Along one wall at the Oakland Educational Center at Tilden is a series of questions that begin with: “How do you know if a school is _?” (Choose your adjective: effective, supportive, healthy, safe)
Sticky notes underneath contain the answers, at least of those who took part in the exercise.
The last time I visited Tilden, located in the East Oakland foothills near Mills College, it was a school for general education and special education students. Before that, it was the site of John Swett Elementary. Now it houses grown-ups — school district employees and trainees who are trying to improve Oakland’s public schools.

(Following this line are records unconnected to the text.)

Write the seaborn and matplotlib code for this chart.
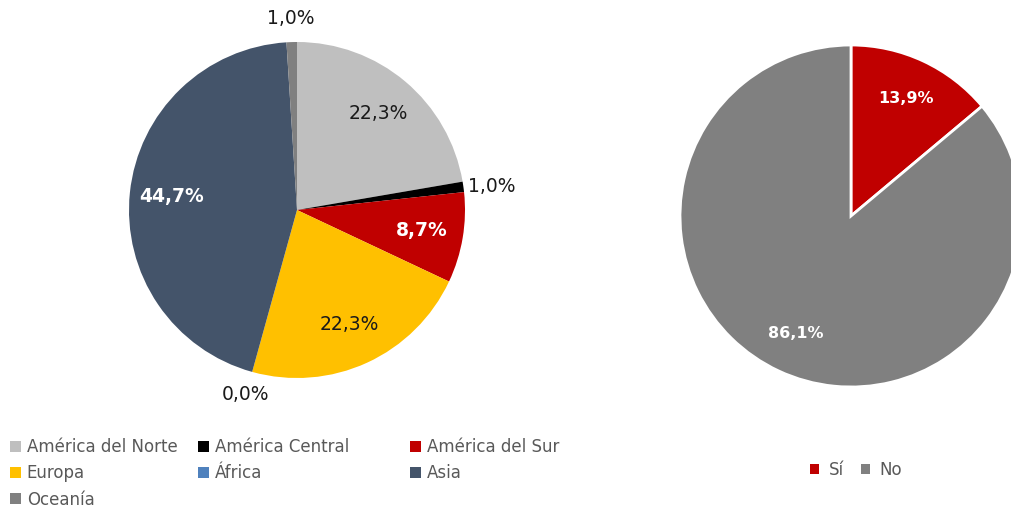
import numpy as np
import matplotlib
matplotlib.use("Agg")
import matplotlib.pyplot as plt
import seaborn as sns
from matplotlib.patches import Patch

sns.set_theme(style="white")
plt.rcParams['font.family'] = ['DejaVu Sans']

# ---- data ----
regions = ["América del Norte", "América Central", "América del Sur", "Europa",
           "África", "Asia", "Oceanía"]
region_pct = [22.3, 1.0, 8.7, 22.3, 0.0, 44.7, 1.0]
region_colors = ["#BFBFBF", "#000000", "#C00000", "#FFC000", "#4F81BD", "#44546A", "#808080"]
region_label_inside = [True, False, True, True, False, True, False]
region_label_white = [False, False, True, False, False, True, False]

answers = ["Sí", "No"]
answer_pct = [13.9, 86.1]
answer_colors = ["#C00000", "#808080"]

W, H = 1011, 508
fig = plt.figure(figsize=(W / 100, H / 100), dpi=100)


def make_ax(cx, cy, r):
    ax = fig.add_axes([(cx - r) / W, 1 - (cy + r) / H, 2 * r / W, 2 * r / H])
    return ax


def finish_ax(ax):
    ax.set_xlim(-1, 1)
    ax.set_ylim(-1, 1)
    ax.set_aspect("equal")
    ax.axis("off")


def fmt(v):
    return f"{v:.1f}%".replace(".", ",")


# ---- left pie ----
ax1 = make_ax(297, 210, 168)
wedges1, _ = ax1.pie(region_pct, colors=region_colors, startangle=90, counterclock=False,
                     radius=1, wedgeprops=dict(linewidth=0))
finish_ax(ax1)
for w, v, inside, white in zip(wedges1, region_pct, region_label_inside, region_label_white):
    mid = np.deg2rad((w.theta1 + w.theta2) / 2)
    ha = "center"
    if inside:
        d = 0.75
    elif np.cos(mid) > 0.7:
        d, ha = 1.03, "left"
    else:
        d = 1.14
    ax1.text(d * np.cos(mid), d * np.sin(mid), fmt(v), ha=ha, va="center",
             fontsize=13.5, color="white" if white else "#1a1a1a",
             fontweight="bold" if white else "normal", clip_on=False)

# legend laid out row by row in three columns
handles1 = [Patch(facecolor=c, edgecolor="none") for c in region_colors]
col_x = [10, 198, 410]
for ci in range(3):
    idx = list(range(ci, len(regions), 3))
    fig.legend([handles1[i] for i in idx], [regions[i] for i in idx],
               loc="upper left", bbox_to_anchor=(col_x[ci] / W, 1 - 438 / H), ncol=1,
               frameon=False, fontsize=12, labelcolor="#595959",
               handlelength=0.65, handleheight=0.65, handletextpad=0.35,
               labelspacing=0.5, borderaxespad=0, borderpad=0)

# ---- right pie ----
ax2 = make_ax(851, 216, 171)
wedges2, _ = ax2.pie(answer_pct, colors=answer_colors, startangle=90, counterclock=False,
                     radius=1, wedgeprops=dict(linewidth=2, edgecolor="white"))
finish_ax(ax2)
for w, v in zip(wedges2, answer_pct):
    mid = np.deg2rad((w.theta1 + w.theta2) / 2)
    ax2.text(0.76 * np.cos(mid), 0.76 * np.sin(mid), fmt(v), ha="center", va="center",
             fontsize=11.5, color="white", fontweight="bold", clip_on=False)

handles2 = [Patch(facecolor=c, edgecolor="none") for c in answer_colors]
fig.legend(handles2, answers, loc="center", bbox_to_anchor=(856 / W, 1 - 470 / H),
           ncol=2, frameon=False, fontsize=12, labelcolor="#595959",
           handlelength=0.55, handleheight=0.55, handletextpad=0.6,
           columnspacing=1.0, borderaxespad=0, borderpad=0)

fig.savefig("out.png", dpi=100, facecolor="white")
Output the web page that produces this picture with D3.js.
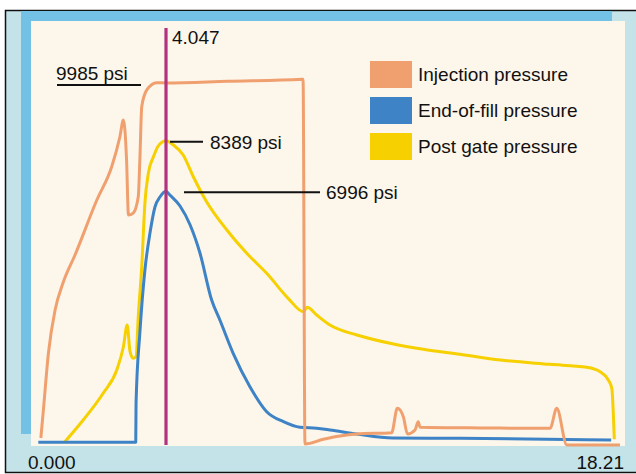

I don’t know exactly how many people work out of there now, but the leadership, curriculum, instruction, charter school and new teacher support offices moved in, along with the new division called Quality Schools Development.
Denise Saddler, a longtime district administrator, describes it as a think tank.
Tonight, about six months after its reincarnation as such, the center held an open house to showcase the work of its various divisions, including one for math, science and technology. In a brief address, Superintendent Tony Smith described the campus as “a learning place where we can be open and connect as adults.” He added, “People need to believe this organization is headed in the right direction.”
New Oakland City Councilmember Libby Schaaf, a Skyline grad, said she constantly reminds people about the school district’s status as the most-improved urban district in California. (Mayor Jean Quan was supposed to stop by after another event, but she hadn’t come by the time I left, 15 minutes before it ended.)
Maybe, with miles of highway between this little oasis and the decaying, institutional space these employees once occupied, new and better ideas will emerge. The setting might feel more welcoming to families, too. I’m told that some of the community events that have been held there have drawn lots of people.
But tonight’s open house sort of looked like a staff event. I saw a couple of parents and nonprofit people, but it was mostly administrators, from what I could tell.
Claudia Ward was one of non-employees I spotted. Her three children attend district, charter and private schools. She said she forwarded the invitation to a bazillion other parents so that they, too, could learn more about the district’s direction and help to shape it. “If they’re really open to change (at OUSD), I want to see them really change,” she said.
Ward said she wished more families had turned out, but that she’s going to keep spreading the word. “You cannot sit down and complain if you’re not willing to get involved,” she said.